Tamara Rojo e Isaac Hernández
© Paco Amate | Gran Teatre del Licue

Como telón de fondo y único para la representación, acompañada de una iluminación crepuscular continua de Mark Henderson, un enorme muro oscilante se presentaba como un personaje más en el proscenio; como representante del aislamiento y la lucha, la riqueza y la pobreza, de lo terrenal y lo etéreo, la muralla acogía el drama y adquiría valor simbólico propio de la mano de Tim Yip. Especial importancia tuvo en la presentación del reino de las Willis capitaneadas por Myrta (espectacular Stina Quagbeur), recreadas como espíritus fantasmagóricos en este ballet blanc, estando entre lo siniestro y lo poético, pero de belleza intensa recreando las formaciones de puntas más conocidas y pasajes más exigentes. Un cuerpo coreográfico del ENB intenso y expresivo, con movimientos mayoritariamente deslizantes, de ritmos hipnóticos y percutidos pero manteniendo el aire romántico de la técnica y la forma clásica. La fuerza y la elegancia fueron las máximas del cuerpo de baile que estuvo al servicio dramatúrgico.

Tamara Rojo
© Paco Amate | Gran Teatre del Liceu

La narrativa musical fue otro de los elementos que defendieron esta nueva concepción del cuento. Tomada por el músico contemporáneo Vincenzo Lamagna, quien trabaja sobre la partitura original de Adolphe Adam, incluye motivos metálicos, distorsiones, amplificaciones y varios efectos electrónicos. Todo ello casando con las asociaciones contextuales de la industrialización y sorprendentemente bien con el inframundo de las Willis. Las ideas musicales defienden la dramaturgia en los clímax y las situaciones atmosféricas combinando una sinfónica del Liceu dirigida por Gerry Cornelius, rescatando melodías y armonías de Adam inyectándoles crescendi y convirtiéndolos en estallidos escénicos. La convivencia de varios recursos musicales, el juego con la partitura y la potencia sonora acabaron de dibujar un ambiente potente y casi cinematográfico.

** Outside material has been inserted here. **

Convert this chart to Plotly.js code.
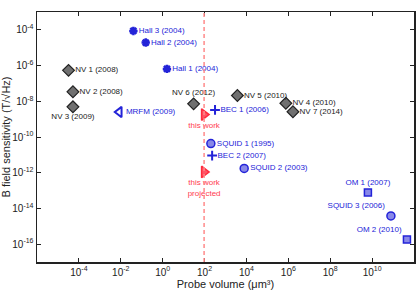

Una comunión de imágenes y cuerpos que sabió a poco una vez concluida la función, en el que un Liceu a rebosar se puso en pie respondiendo con las mejores ovaciones a esta producción, siendo también un especial agradecimiento a Tamara Rojo, quien después de una década comandando el ENB en el escenario pone fin a su carrera como intérprete para dirigir en los EE. UU. (¡Toi, toi, toi!). Nadie que haya asistido a esta celebración del cuerpo podrá negar que uno sale conteniendo la respiración, sabiendo que lo que ha visto muy difícilmente se podrá igualar en calidad, imaginación y magia. Me atrevo a decir que todos querríamos volver a ver ese muro para volver a ver a esta Giselle derribarlo.